Ipsos Mori have released the first survey into soon-to-be retiree’s intentions when the new pension rules are introduced in April 2015. Published in The Times, the survey showed that 200,000 were already planning how they would use the pension money they would be drawing early, which was around 12% of the 1,247 people between the ages of 45 and 65 who were surveyed.
From April, the money drawn will be entirely within the control of the person withdrawing it, and many are already putting their plans together in advance. The majority were planning on cashing in to pay for a holiday, 13% were eager to pay off debts, 12% cited DIY projects as their reason, 14% wanted to use their funds to help family, and 8% had a new car in mind. A quarter of people also said that they would save a portion of their pension savings, deciding that long-term security was still a priority.

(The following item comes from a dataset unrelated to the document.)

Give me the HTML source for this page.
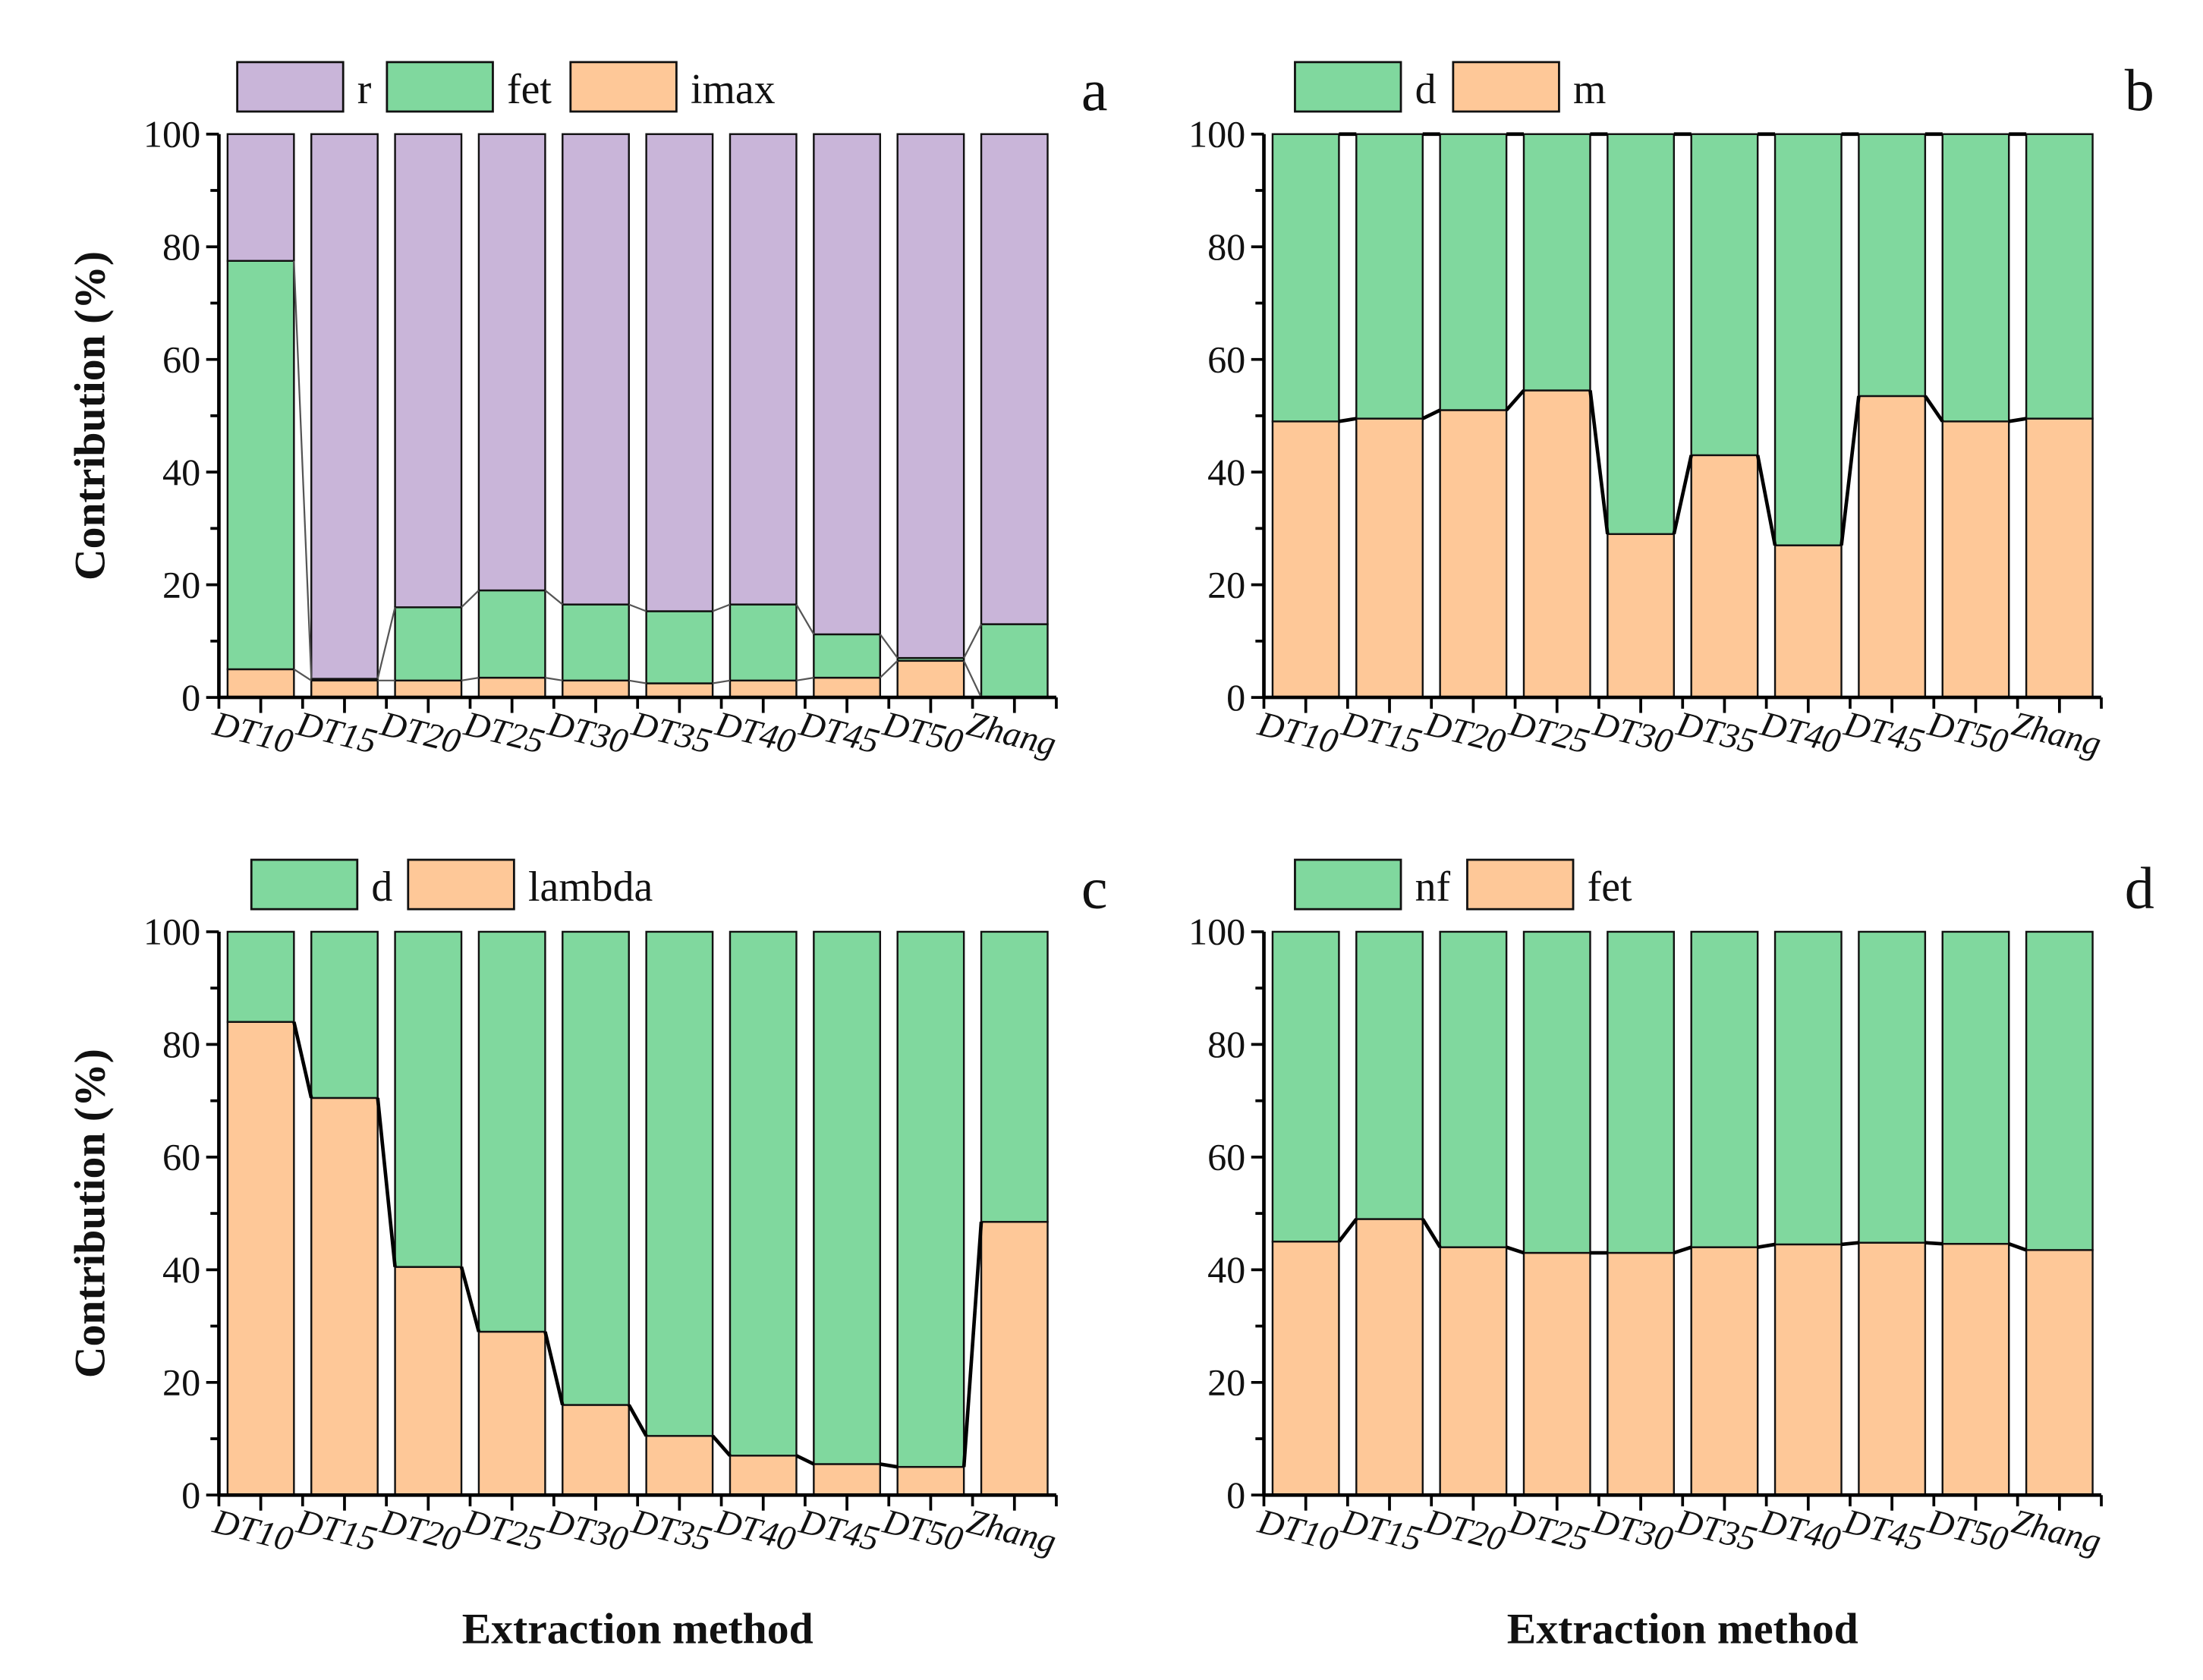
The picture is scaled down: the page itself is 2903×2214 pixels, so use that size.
<!DOCTYPE html>
<html><head><meta charset="utf-8"><style>
html,body{margin:0;padding:0;background:#fff;}
svg{display:block;}
text{font-family:"Liberation Serif",serif;fill:#111;}
</style></head><body>
<svg id="fig" xmlns="http://www.w3.org/2000/svg" width="2903" height="2214" viewBox="0 0 1560 1190" preserveAspectRatio="none"></svg>
<script>
const categories = ["DT10","DT15","DT20","DT25","DT30","DT35","DT40","DT45","DT50","Zhang"];
const yTicks = [0,20,40,60,80,100];
// panel a
const aImax = [5,3,3,3.5,3,2.5,3,3.5,6.5,0];
const aFet = [72.5,0.3,13,15.5,13.5,12.8,13.5,7.7,0.5,13];
// panel b
const bM = [49,49.5,51,54.5,29,43,27,53.5,49,49.5];
// panel c
const cLambda = [84,70.5,40.5,29,16,10.5,7,5.5,5,48.5];
// panel d
const dFet = [45,49,44,43,43,44,44.5,44.8,44.6,43.5];

const PURPLE="#c9b5d9", GREEN="#80d89e", ORANGE="#fec898";
const NS="http://www.w3.org/2000/svg";
const svg=document.getElementById('fig');
function el(tag,attrs,parent){const e=document.createElementNS(NS,tag);for(const k in attrs)e.setAttribute(k,attrs[k]);(parent||svg).appendChild(e);return e;}

function panel(key,x0,y0,series,legend,letter,lineColor,lineW,showYTitle,showXTitle,topCaps){
  const g=el('g',{});
  
  
  const W=593,H=399,yTop=y0-H;
  const step=W/categories.length,bw=47;
  const yS=v=>y0-v/100*H;
  const cx=i=>x0+step*(i+0.5);
  categories.forEach((c,i)=>{
    let base=0;
    series.forEach((s,si)=>{
      const v=s.vals?s.vals[i]:100-base;
      const r=el('rect',{x:cx(i)-bw/2,y:yS(base+v),width:bw,height:yS(base)-yS(base+v),fill:s.color,stroke:'#111','stroke-width':1.3},g);
      
      
      base+=v;
    });
  });
  let cum=categories.map(()=>0);
  series.forEach((s,si)=>{
    cum=cum.map((b,i)=>b+(s.vals?s.vals[i]:100-b));
    if(!s.vals && !topCaps) return;
    for(let i=0;i<categories.length-1;i++){
      const l=el('line',{x1:cx(i)+bw/2,y1:yS(cum[i]),x2:cx(i+1)-bw/2,y2:yS(cum[i+1]),stroke:lineColor,'stroke-width':lineW},g);
      
      
    }
  });
  const ax=el('line',{x1:x0,y1:yTop,x2:x0,y2:y0+1,stroke:'#000','stroke-width':2.5},g);
  
  const bx=el('line',{x1:x0-1,y1:y0,x2:x0+W,y2:y0,stroke:'#000','stroke-width':2.5},g);
  
  for(let v=0;v<=100;v+=10){
    el('line',{x1:x0-(v%20===0?9:6),y1:yS(v),x2:x0,y2:yS(v),stroke:'#000','stroke-width':2},g);
  }
  yTicks.forEach(v=>{
    const t=el('text',{x:x0-13,y:yS(v)+9,'text-anchor':'end','font-size':27},g);
    t.textContent=v;
    
  });
  for(let k=0;k<=2*categories.length;k++){
    el('line',{x1:x0+k*step/2,y1:y0,x2:x0+k*step/2,y2:y0+(k%2?11:8),stroke:'#000','stroke-width':2},g);
  }
  categories.forEach((c,i)=>{
    const tx=cx(i)-35,ty=y0+26;
    const t=el('text',{x:tx,y:ty,'font-size':25,'font-style':'italic',transform:`rotate(14 ${tx} ${ty})`},g);
    t.textContent=c;
    
  });
  legend.forEach(L=>{
    const r=el('rect',{x:L.x,y:yTop-51,width:75,height:35,fill:L.color,stroke:'#111','stroke-width':1.5},g);
    
    const t=el('text',{x:L.x+85,y:yTop-22,'font-size':30},g);
    t.textContent=L.label;
    
  });
  const lt=el('text',{x:x0+W+27,y:yTop-17,'text-anchor':'middle','font-size':42},g);
  lt.textContent=letter;
  if(showYTitle){
    const t=el('text',{x:0,y:0,'font-size':31,'font-weight':'bold','text-anchor':'middle',transform:`translate(74 ${y0-H/2}) rotate(-90)`},g);
    t.textContent='Contribution (%)';
  }
  if(showXTitle){
    const t=el('text',{x:x0+W/2,y:y0+105,'font-size':31,'font-weight':'bold','text-anchor':'middle'},g);
    t.textContent='Extraction method';
  }
}
panel('a',155,494,[{name:'imax',vals:aImax,color:ORANGE},{name:'fet',vals:aFet,color:GREEN},{name:'r',color:PURPLE}],
  [{x:168,label:'r',color:PURPLE},{x:274,label:'fet',color:GREEN},{x:404,label:'imax',color:ORANGE}],'a','#555',1.2,true,false,false);
panel('b',895,494,[{name:'m',vals:bM,color:ORANGE},{name:'d',color:GREEN}],
  [{x:917,label:'d',color:GREEN},{x:1029,label:'m',color:ORANGE}],'b','#000',2.5,false,false,true);
panel('c',155,1059,[{name:'lambda',vals:cLambda,color:ORANGE},{name:'d',color:GREEN}],
  [{x:178,label:'d',color:GREEN},{x:289,label:'lambda',color:ORANGE}],'c','#000',2.5,true,true,false);
panel('d',895,1059,[{name:'fet',vals:dFet,color:ORANGE},{name:'nf',color:GREEN}],
  [{x:917,label:'nf',color:GREEN},{x:1039,label:'fet',color:ORANGE}],'d','#000',2.5,false,true,false);
</script>
</body></html>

Tom McPhail, or Hargreaves Lansdown, suggested that more guidance and protection was needed for pensioners who choose to withdraw the majority of their savings, or even all of their savings at once. A spokesperson for The Treasury claimed that “freedom is a key part of our long-term economic plan”, but McPhail warned that “we also don’t want them paying unnecessary tax bills or running out of money.”
For many, the funds drawn have investment potential for a lot of retirees, with property proving to be the most popular option. Another popular choice is peer-to-peer lending, which offers bank-beating interest rates. Money invested is not covered by the FSCS, but is regulated by the FCA. Wellesley & Co allows retirees to lend their funds and receive up to 6.67% return, whilst being protected by a Provision Fund that will compensate customers should a borrower fail to repay their loan.
Pension reforms have sparked debates as to whether or not people could end up in financial difficulty regarding their choices, with ministers having emphasised that people would be able to save, invest or even ‘buy a Lamborghini’.
With 200,000 already weighing up their options, reforms could trigger a huge flow of money into p2p investments from pension savers who necessitate an income.